_Data listing:_
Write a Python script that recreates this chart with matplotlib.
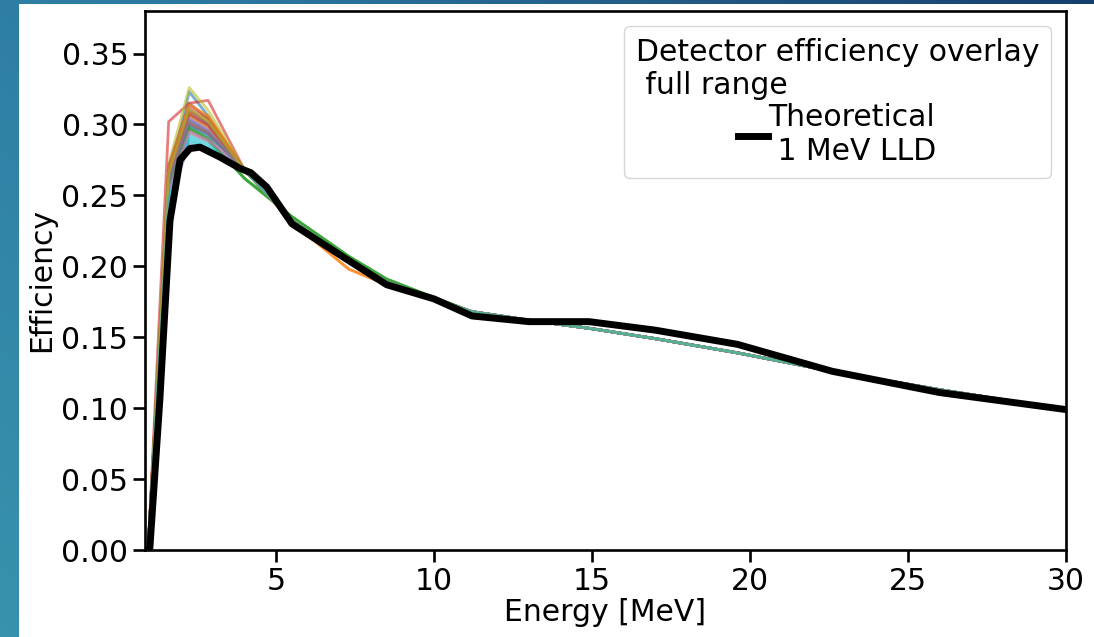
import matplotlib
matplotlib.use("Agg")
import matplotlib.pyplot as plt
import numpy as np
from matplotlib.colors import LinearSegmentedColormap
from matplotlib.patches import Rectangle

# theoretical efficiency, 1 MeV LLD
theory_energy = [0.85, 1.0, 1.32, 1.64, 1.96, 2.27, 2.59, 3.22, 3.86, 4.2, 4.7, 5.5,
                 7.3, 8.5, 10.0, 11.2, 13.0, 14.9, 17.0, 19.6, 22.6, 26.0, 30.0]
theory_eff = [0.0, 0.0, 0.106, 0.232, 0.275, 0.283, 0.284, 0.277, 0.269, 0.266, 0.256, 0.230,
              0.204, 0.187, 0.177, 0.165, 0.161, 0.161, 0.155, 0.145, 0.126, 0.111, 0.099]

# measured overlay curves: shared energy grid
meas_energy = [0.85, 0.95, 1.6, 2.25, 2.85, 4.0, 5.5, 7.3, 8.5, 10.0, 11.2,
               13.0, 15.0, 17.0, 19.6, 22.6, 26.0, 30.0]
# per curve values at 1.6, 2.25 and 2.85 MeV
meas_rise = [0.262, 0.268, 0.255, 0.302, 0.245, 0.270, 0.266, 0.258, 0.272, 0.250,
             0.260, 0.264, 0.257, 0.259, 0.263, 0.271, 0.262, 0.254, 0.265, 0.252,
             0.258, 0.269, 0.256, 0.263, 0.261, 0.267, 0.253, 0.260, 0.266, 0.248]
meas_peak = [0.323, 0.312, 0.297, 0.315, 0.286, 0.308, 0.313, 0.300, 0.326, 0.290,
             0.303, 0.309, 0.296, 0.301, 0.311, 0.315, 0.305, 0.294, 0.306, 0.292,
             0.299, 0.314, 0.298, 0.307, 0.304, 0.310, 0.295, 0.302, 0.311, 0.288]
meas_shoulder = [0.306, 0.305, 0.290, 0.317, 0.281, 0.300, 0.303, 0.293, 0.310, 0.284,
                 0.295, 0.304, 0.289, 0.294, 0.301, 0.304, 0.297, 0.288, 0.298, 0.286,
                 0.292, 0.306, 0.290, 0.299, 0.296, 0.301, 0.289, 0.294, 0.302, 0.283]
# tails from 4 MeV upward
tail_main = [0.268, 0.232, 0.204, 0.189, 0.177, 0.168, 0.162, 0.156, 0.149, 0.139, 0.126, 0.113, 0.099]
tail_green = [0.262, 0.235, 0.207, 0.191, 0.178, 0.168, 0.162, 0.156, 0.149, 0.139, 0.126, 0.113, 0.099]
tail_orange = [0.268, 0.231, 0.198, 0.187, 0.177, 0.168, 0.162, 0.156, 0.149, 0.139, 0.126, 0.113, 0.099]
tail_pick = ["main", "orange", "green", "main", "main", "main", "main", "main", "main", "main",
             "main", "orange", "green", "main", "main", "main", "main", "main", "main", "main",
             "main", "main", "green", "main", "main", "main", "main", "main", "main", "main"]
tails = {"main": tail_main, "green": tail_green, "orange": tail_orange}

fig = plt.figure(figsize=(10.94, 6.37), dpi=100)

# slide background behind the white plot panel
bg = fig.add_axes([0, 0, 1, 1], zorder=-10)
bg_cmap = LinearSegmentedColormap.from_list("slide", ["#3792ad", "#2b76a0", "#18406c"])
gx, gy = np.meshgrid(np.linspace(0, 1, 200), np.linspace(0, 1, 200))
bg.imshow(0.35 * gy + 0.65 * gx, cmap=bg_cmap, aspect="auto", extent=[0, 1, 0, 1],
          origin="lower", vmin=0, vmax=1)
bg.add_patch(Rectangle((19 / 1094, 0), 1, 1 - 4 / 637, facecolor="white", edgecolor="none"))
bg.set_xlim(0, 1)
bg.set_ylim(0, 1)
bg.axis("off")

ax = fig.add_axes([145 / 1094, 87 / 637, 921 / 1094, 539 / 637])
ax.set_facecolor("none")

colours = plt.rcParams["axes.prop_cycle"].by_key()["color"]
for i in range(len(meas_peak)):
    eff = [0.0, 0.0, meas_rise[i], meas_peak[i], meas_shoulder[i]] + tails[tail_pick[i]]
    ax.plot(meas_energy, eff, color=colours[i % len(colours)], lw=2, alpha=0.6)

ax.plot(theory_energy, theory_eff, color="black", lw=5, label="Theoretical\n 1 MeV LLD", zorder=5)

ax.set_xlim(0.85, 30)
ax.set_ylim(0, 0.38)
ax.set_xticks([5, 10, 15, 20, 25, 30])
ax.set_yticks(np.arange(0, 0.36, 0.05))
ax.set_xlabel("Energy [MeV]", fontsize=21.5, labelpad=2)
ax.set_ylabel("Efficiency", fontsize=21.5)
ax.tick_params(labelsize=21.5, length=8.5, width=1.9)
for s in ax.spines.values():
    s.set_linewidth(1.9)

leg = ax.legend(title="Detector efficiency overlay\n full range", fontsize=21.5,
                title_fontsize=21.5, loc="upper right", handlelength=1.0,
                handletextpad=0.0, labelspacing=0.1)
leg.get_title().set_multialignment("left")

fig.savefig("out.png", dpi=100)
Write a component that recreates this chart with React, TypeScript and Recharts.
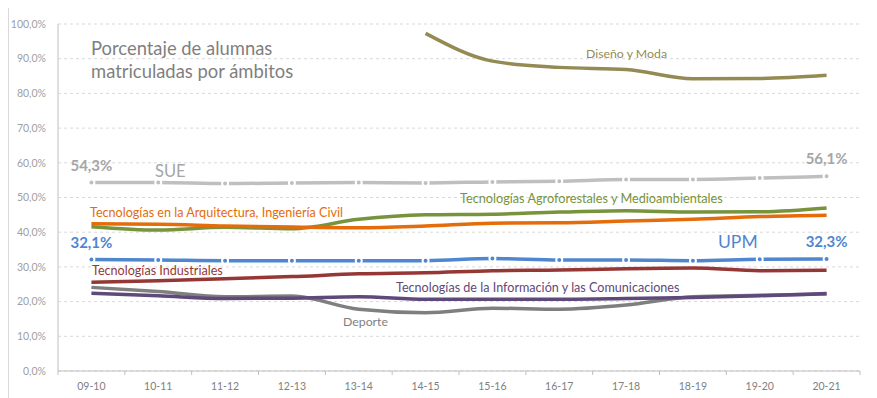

_To do:_ Print every entry exactly as written, without the pictures.

_The completed task:_
Write a Python script that recreates this chart with matplotlib.
import matplotlib
matplotlib.use("Agg")
import matplotlib.pyplot as plt
import numpy as np
from matplotlib.colors import LinearSegmentedColormap
from matplotlib.patches import Rectangle

# theoretical efficiency, 1 MeV LLD
theory_energy = [0.85, 1.0, 1.32, 1.64, 1.96, 2.27, 2.59, 3.22, 3.86, 4.2, 4.7, 5.5,
                 7.3, 8.5, 10.0, 11.2, 13.0, 14.9, 17.0, 19.6, 22.6, 26.0, 30.0]
theory_eff = [0.0, 0.0, 0.106, 0.232, 0.275, 0.283, 0.284, 0.277, 0.269, 0.266, 0.256, 0.230,
              0.204, 0.187, 0.177, 0.165, 0.161, 0.161, 0.155, 0.145, 0.126, 0.111, 0.099]

# measured overlay curves: shared energy grid
meas_energy = [0.85, 0.95, 1.6, 2.25, 2.85, 4.0, 5.5, 7.3, 8.5, 10.0, 11.2,
               13.0, 15.0, 17.0, 19.6, 22.6, 26.0, 30.0]
# per curve values at 1.6, 2.25 and 2.85 MeV
meas_rise = [0.262, 0.268, 0.255, 0.302, 0.245, 0.270, 0.266, 0.258, 0.272, 0.250,
             0.260, 0.264, 0.257, 0.259, 0.263, 0.271, 0.262, 0.254, 0.265, 0.252,
             0.258, 0.269, 0.256, 0.263, 0.261, 0.267, 0.253, 0.260, 0.266, 0.248]
meas_peak = [0.323, 0.312, 0.297, 0.315, 0.286, 0.308, 0.313, 0.300, 0.326, 0.290,
             0.303, 0.309, 0.296, 0.301, 0.311, 0.315, 0.305, 0.294, 0.306, 0.292,
             0.299, 0.314, 0.298, 0.307, 0.304, 0.310, 0.295, 0.302, 0.311, 0.288]
meas_shoulder = [0.306, 0.305, 0.290, 0.317, 0.281, 0.300, 0.303, 0.293, 0.310, 0.284,
                 0.295, 0.304, 0.289, 0.294, 0.301, 0.304, 0.297, 0.288, 0.298, 0.286,
                 0.292, 0.306, 0.290, 0.299, 0.296, 0.301, 0.289, 0.294, 0.302, 0.283]
# tails from 4 MeV upward
tail_main = [0.268, 0.232, 0.204, 0.189, 0.177, 0.168, 0.162, 0.156, 0.149, 0.139, 0.126, 0.113, 0.099]
tail_green = [0.262, 0.235, 0.207, 0.191, 0.178, 0.168, 0.162, 0.156, 0.149, 0.139, 0.126, 0.113, 0.099]
tail_orange = [0.268, 0.231, 0.198, 0.187, 0.177, 0.168, 0.162, 0.156, 0.149, 0.139, 0.126, 0.113, 0.099]
tail_pick = ["main", "orange", "green", "main", "main", "main", "main", "main", "main", "main",
             "main", "orange", "green", "main", "main", "main", "main", "main", "main", "main",
             "main", "main", "green", "main", "main", "main", "main", "main", "main", "main"]
tails = {"main": tail_main, "green": tail_green, "orange": tail_orange}

fig = plt.figure(figsize=(10.94, 6.37), dpi=100)

# slide background behind the white plot panel
bg = fig.add_axes([0, 0, 1, 1], zorder=-10)
bg_cmap = LinearSegmentedColormap.from_list("slide", ["#3792ad", "#2b76a0", "#18406c"])
gx, gy = np.meshgrid(np.linspace(0, 1, 200), np.linspace(0, 1, 200))
bg.imshow(0.35 * gy + 0.65 * gx, cmap=bg_cmap, aspect="auto", extent=[0, 1, 0, 1],
          origin="lower", vmin=0, vmax=1)
bg.add_patch(Rectangle((19 / 1094, 0), 1, 1 - 4 / 637, facecolor="white", edgecolor="none"))
bg.set_xlim(0, 1)
bg.set_ylim(0, 1)
bg.axis("off")

ax = fig.add_axes([145 / 1094, 87 / 637, 921 / 1094, 539 / 637])
ax.set_facecolor("none")

colours = plt.rcParams["axes.prop_cycle"].by_key()["color"]
for i in range(len(meas_peak)):
    eff = [0.0, 0.0, meas_rise[i], meas_peak[i], meas_shoulder[i]] + tails[tail_pick[i]]
    ax.plot(meas_energy, eff, color=colours[i % len(colours)], lw=2, alpha=0.6)

ax.plot(theory_energy, theory_eff, color="black", lw=5, label="Theoretical\n 1 MeV LLD", zorder=5)

ax.set_xlim(0.85, 30)
ax.set_ylim(0, 0.38)
ax.set_xticks([5, 10, 15, 20, 25, 30])
ax.set_yticks(np.arange(0, 0.36, 0.05))
ax.set_xlabel("Energy [MeV]", fontsize=21.5, labelpad=2)
ax.set_ylabel("Efficiency", fontsize=21.5)
ax.tick_params(labelsize=21.5, length=8.5, width=1.9)
for s in ax.spines.values():
    s.set_linewidth(1.9)

leg = ax.legend(title="Detector efficiency overlay\n full range", fontsize=21.5,
                title_fontsize=21.5, loc="upper right", handlelength=1.0,
                handletextpad=0.0, labelspacing=0.1)
leg.get_title().set_multialignment("left")

fig.savefig("out.png", dpi=100)
Write a component that recreates this chart with React, TypeScript and Recharts.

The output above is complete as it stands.